Sunrise residents plan protest picket

| 29 Sep 2011 | 08:46

    DINGMAN - Residents are going to be picketing the management office at Sunrise Lake this week and every weekend until some operating changes are made, according to one resident. Three-year Sunrise resident Diana Margiore says development management’s announcement that the community pool would not open this year has been the straw that broke the camel’s back. Margiore said she called co-owner Bill Ramagosa after hearing of the decision and asked to discuss the decision. “He told me ‘that’s my business. The pool is not opening,’” she recalled. Ramagosa was unavailable for comment at press time.

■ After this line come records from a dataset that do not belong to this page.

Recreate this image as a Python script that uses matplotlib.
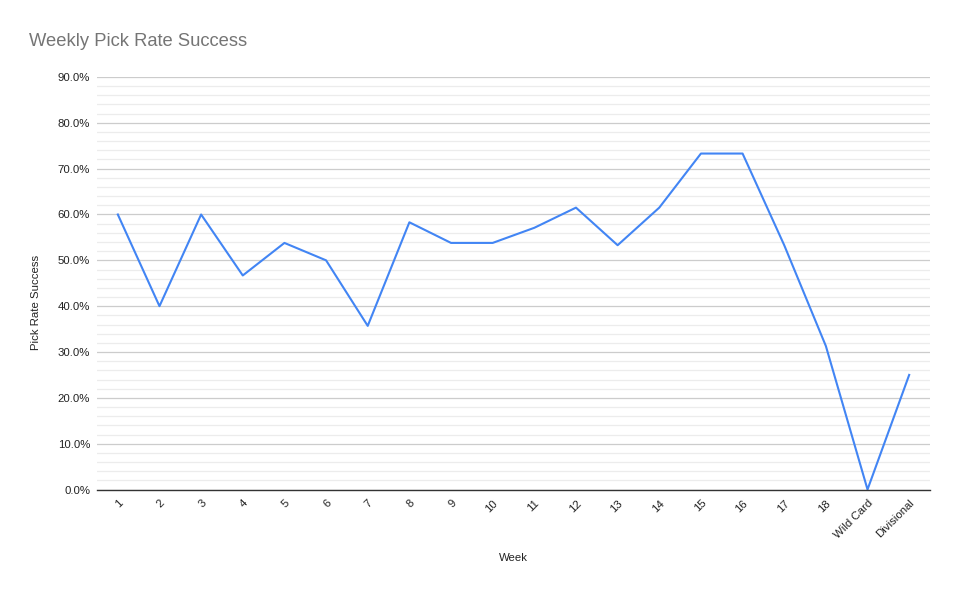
import matplotlib
matplotlib.use("Agg")
import matplotlib.pyplot as plt
from matplotlib.ticker import MultipleLocator, PercentFormatter

plt.rcParams["font.family"] = ["Liberation Sans", "DejaVu Sans"]

semanas = ["1", "2", "3", "4", "5", "6", "7", "8", "9", "10", "11", "12",
           "13", "14", "15", "16", "17", "18", "Wild Card", "Divisional"]
tasa_acierto = [60.0, 40.0, 60.0, 46.7, 53.8, 50.0, 35.7, 58.3, 53.8, 53.8,
                57.1, 61.5, 53.3, 61.5, 73.3, 73.3, 53.3, 31.3, 0.0, 25.0]

fig = plt.figure(figsize=(9.6, 5.94), dpi=100)
ax = fig.add_axes([97 / 960, 1 - 489.5 / 594, 833 / 960, 412.5 / 594])

posiciones = list(range(len(semanas)))
ax.plot(posiciones, tasa_acierto, color="#4285f4", linewidth=1.5)

ax.set_xlim(-0.5, len(semanas) - 0.5)
ax.set_ylim(0, 90)
ax.yaxis.set_major_locator(MultipleLocator(10))
ax.yaxis.set_minor_locator(MultipleLocator(2))
ax.yaxis.set_major_formatter(PercentFormatter(decimals=1))
ax.grid(which="major", axis="y", color="#cccccc", linewidth=0.9)
ax.grid(which="minor", axis="y", color="#ececec", linewidth=0.9)
ax.set_axisbelow(True)

ax.set_xticks(posiciones)
ax.set_xticklabels(semanas, rotation=45, ha="right", rotation_mode="anchor")
ax.tick_params(axis="both", length=0, labelsize=8.2, labelcolor="#222222")
ax.tick_params(axis="x", pad=6)
ax.tick_params(axis="y", pad=5)
ax.tick_params(axis="y", which="minor", length=0)

for lado in ["top", "right", "left"]:
    ax.spines[lado].set_visible(False)
ax.spines["bottom"].set_color("#333333")
ax.spines["bottom"].set_linewidth(1.0)

fig.text(29 / 960, 1 - 41 / 594, "Weekly Pick Rate Success", fontsize=13.2,
         color="#757575", va="center", ha="left")
fig.text(36 / 960, 1 - 302 / 594, "Pick Rate Success", fontsize=8.2,
         color="#222222", rotation=90, va="center", ha="center")
fig.text(513 / 960, 1 - 558 / 594, "Week", fontsize=8.2, color="#222222",
         va="center", ha="center")

fig.savefig("out.png", dpi=100)
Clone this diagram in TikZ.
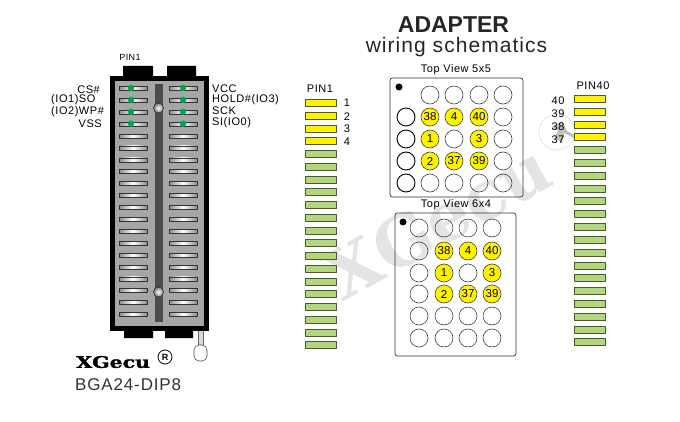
\documentclass[tikz,border=0pt]{standalone}
\usepackage{fontspec}
\setmainfont{Liberation Sans}
\newfontfamily\logofont[FakeBold=1.5]{DejaVu Serif}
\newfontfamily\markfont{DejaVu Serif}
\newfontfamily\widefont[LetterSpace=5]{Liberation Sans}
\definecolor{pinyellow}{HTML}{FFF200}
\definecolor{pingreen}{HTML}{B2D67C}
\definecolor{pinedge}{HTML}{4A5A30}
\definecolor{dotgreen}{HTML}{00A651}
\definecolor{markgray}{HTML}{E4E4E4}
\begin{document}
\begin{tikzpicture}[x=1pt, y=-1pt, line cap=round, line join=round]
	\tikzset{
		sidelabel/.style={font=\widefont\fontsize{11}{11}\selectfont, inner sep=0pt},
		strip/.style={draw=pinedge, line width=0.8pt, fill=#1},
		ball/.style={circle, draw=black!75, line width=0.6pt, minimum size=18pt, inner sep=0pt, font=\fontsize{11.5}{11.5}\selectfont},
		hit/.style={ball, fill=pinyellow},
		edgeball/.style={ball, draw=black, line width=0.9pt},
		viewbox/.style={draw=black!80, line width=0.7pt, rounded corners=2.5pt},
		viewlabel/.style={font=\widefont\fontsize{11}{11}\selectfont, inner sep=0pt},
		pinbar/.style={draw=black!80, line width=0.7pt, left color=black!45, right color=black!45, middle color=white},
		screw/.style={circle, draw=black!80, line width=0.7pt, inner color=white, outer color=black!50, minimum size=10pt, inner sep=0pt},
	}
	\useasboundingbox (0,0) rectangle (680,422);
	% watermark
	\node[text=markgray, rotate=29, font=\markfont\bfseries\fontsize{68}{68}\selectfont, inner sep=0pt] (mark) at (438,221) {XGecu};
	\draw[markgray, line width=0.8pt] (557,132) circle (18);
	\fill[black!25] (562,121) -- (569,135) -- (564,133) -- (562,143) -- (555,138) -- (558,130) -- (551,128) -- cycle;
	\draw[black!25, line width=3pt] (562,130) -- (575,137);
	% socket
	\fill[black] (123,66) rectangle (153,77) (167,66) rectangle (196,77);
	\fill[black] (124,329) rectangle (153,338) (165,329) rectangle (193,338);
	\draw[black!60, line width=0.6pt, fill=black!15] (198,330) rectangle (203,346);
	\draw[black!70, line width=0.6pt, fill=white, rounded corners=5pt] (194,345) rectangle (207,361);
	\draw[black, line width=5pt, fill=black!35, line cap=butt, line join=miter] (112,79) rectangle (206,328);
	\fill[black!70] (155,84) rectangle (163,322);
	\foreach \row in {0,...,19} {
		\draw[pinbar] (119,{86.5+11.9*\row}) rectangle (147,{90.5+11.9*\row});
		\draw[pinbar] (169,{86.5+11.9*\row}) rectangle (197,{90.5+11.9*\row});
	}
	\foreach \row in {0,...,3} {
		\fill[dotgreen] (131,{88+11.9*\row}) circle (3.2);
		\fill[dotgreen] (183,{88+11.9*\row}) circle (3.2);
	}
	\node[screw] (screwtop) at (158.5,108) {};
	\node[screw] (screwbot) at (158.5,292) {};
	% socket labels
	\node[font=\widefont\fontsize{9}{9}\selectfont, inner sep=0pt] (pintop) at (130,57) {PIN1};
	\node[sidelabel, anchor=east] (cs) at (100,90) {CS\#};
	\node[sidelabel, anchor=west] (so) at (51,100) {(IO1)SO};
	\node[sidelabel, anchor=west] (wp) at (51,112) {(IO2)WP\#};
	\node[sidelabel, anchor=east] (vss) at (102,123.5) {VSS};
	\node[sidelabel, anchor=west] (vcc) at (212,89) {VCC};
	\node[sidelabel, anchor=west] (hold) at (212,99.5) {HOLD\#(IO3)};
	\node[sidelabel, anchor=west] (sck) at (212,110.5) {SCK};
	\node[sidelabel, anchor=west] (si) at (212,122.5) {SI(IO0)};
	\node[anchor=west, inner sep=0pt, xscale=1.28, font=\logofont\bfseries\fontsize{16}{16}\selectfont] (logo) at (76,362) {XGecu};
	\node[circle, draw=black, line width=0.8pt, minimum size=14pt, inner sep=0pt, font=\bfseries\fontsize{9}{9}\selectfont] (reg) at (165,357) {R};
	\node[anchor=west, inner sep=0pt, text=black!80, font=\widefont\fontsize{17}{17}\selectfont] (part) at (75,385) {BGA24-DIP8};
	% titles
	\node[font=\bfseries\fontsize{23}{23}\selectfont, text=black!85, inner sep=0pt] (title) at (453.5,25) {ADAPTER};
	\node[font=\widefont\fontsize{21}{21}\selectfont, text=black!85, inner sep=0pt] (subtitle) at (456.5,47) {wiring schematics};
	% left strip
	\node[viewlabel] (pinleft) at (320,89) {PIN1};
	\foreach \row in {0,...,3} \draw[strip=pinyellow] (305,{99.5+12.75*\row}) rectangle (336,{106.5+12.75*\row});
	\foreach \row in {4,...,19} \draw[strip=pingreen] (305,{99.5+12.75*\row}) rectangle (336,{106.5+12.75*\row});
	\foreach \num/\ypos in {1/103,2/117,3/129,4/142}
		\node[sidelabel] (left\num) at (347,\ypos) {\num};
	% right strip
	\node[viewlabel] (pinright) at (593,86) {PIN40};
	\foreach \row in {0,...,3} \draw[strip=pinyellow] (574,{95.5+12.8*\row}) rectangle (605,{102.5+12.8*\row});
	\foreach \row in {4,...,19} \draw[strip=pingreen] (574,{95.5+12.8*\row}) rectangle (605,{102.5+12.8*\row});
	\foreach \num/\ypos in {40/101,39/114,38/127,37/140}
		\node[sidelabel] (right\num) at (558,\ypos) {\num};
	% top view 5x5
	\node[viewlabel] (viewa) at (456,70) {Top View 5x5};
	\draw[viewbox] (390,78) rectangle (523,197);
	\fill[black] (399,87) circle (3.5);
	\foreach \cx/\cy in {430/95,454/95,479/95,503/95,503/117,454/139,503/139,503/161,430/183,454/183,479/183,503/183}
		\node[ball] (a\cx\cy) at (\cx,\cy) {};
	\foreach \cy in {117,139,161,183}
		\node[edgeball] (aedge\cy) at (406,\cy) {};
	\foreach \cx/\cy/\num in {430/117/38,454/117/4,479/117/40,430/139/1,479/139/3,430/161/2,454/161/37,479/161/39}
		\node[hit] (ahit\num) at (\cx,\cy) {\num};
	% top view 6x4
	\node[viewlabel] (viewb) at (456,205) {Top View 6x4};
	\draw[viewbox] (395,213) rectangle (516,356);
	\fill[black] (403,222) circle (3.5);
	\foreach \cx/\cy in {419/228,444/228,468/228,492/228,419/251,419/273,468/273,419/294,419/316,444/316,468/316,492/316,419/338,444/338,468/338,492/338}
		\node[ball] (b\cx\cy) at (\cx,\cy) {};
	\foreach \cx/\cy/\num in {444/251/38,468/251/4,492/251/40,444/273/1,492/273/3,444/294/2,468/294/37,492/294/39}
		\node[hit] (bhit\num) at (\cx,\cy) {\num};
\end{tikzpicture}
\end{document}
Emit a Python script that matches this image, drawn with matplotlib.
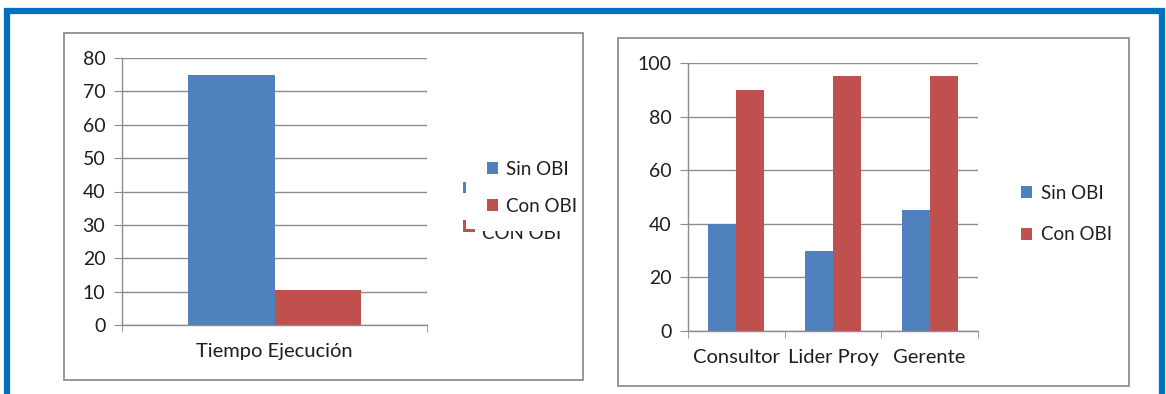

She was told that the man-made lake, which has algae growth requiring ongoing treatment measures by Department of Environmental Protection staff, has problems and needs repairs related to the dam. But Margiore said Ramagosa had pledged that the pool would be open in a letter soliciting annual dues from residents. She said about half of the residents paid before word leaked out that the pool would not open. Margiore said the pool is an amenity guaranteed in her deed. “He’s just breaking the deed,” she charged. Margiore said Ramagosa would be forced to change his marketing brochures. “He can’t advertise a pool and tennis. The pool is closed and there is no tennis. It would be fraud.... He’s taken away every amenity,” she charged. “This is all in addition to the fact that we have no police protection. The state police won’t come here.” She recounted a recent accident where several youths rolled a car over near her home. There were no injuries, but Margiore said state police declined to respond after two separate requests. A spokesman for the state police at Blooming Grove said troopers do respond to criminal law violations in Sunrise and other private communities, but because the roads are private property, not state or township highways, state traffic laws cannot be enforced. Margiore said Sunrise’s combination of safety and quality of life issues has made it difficult to sell and recover an investment, “unless we wait deceive buyers in the dead of winter.” Margiore says the protesters have notified local realtors and that potential new buyers will get a better idea when they see the pickets and their signs. “It’s not okay to change the rules in the middle of the game,” she said.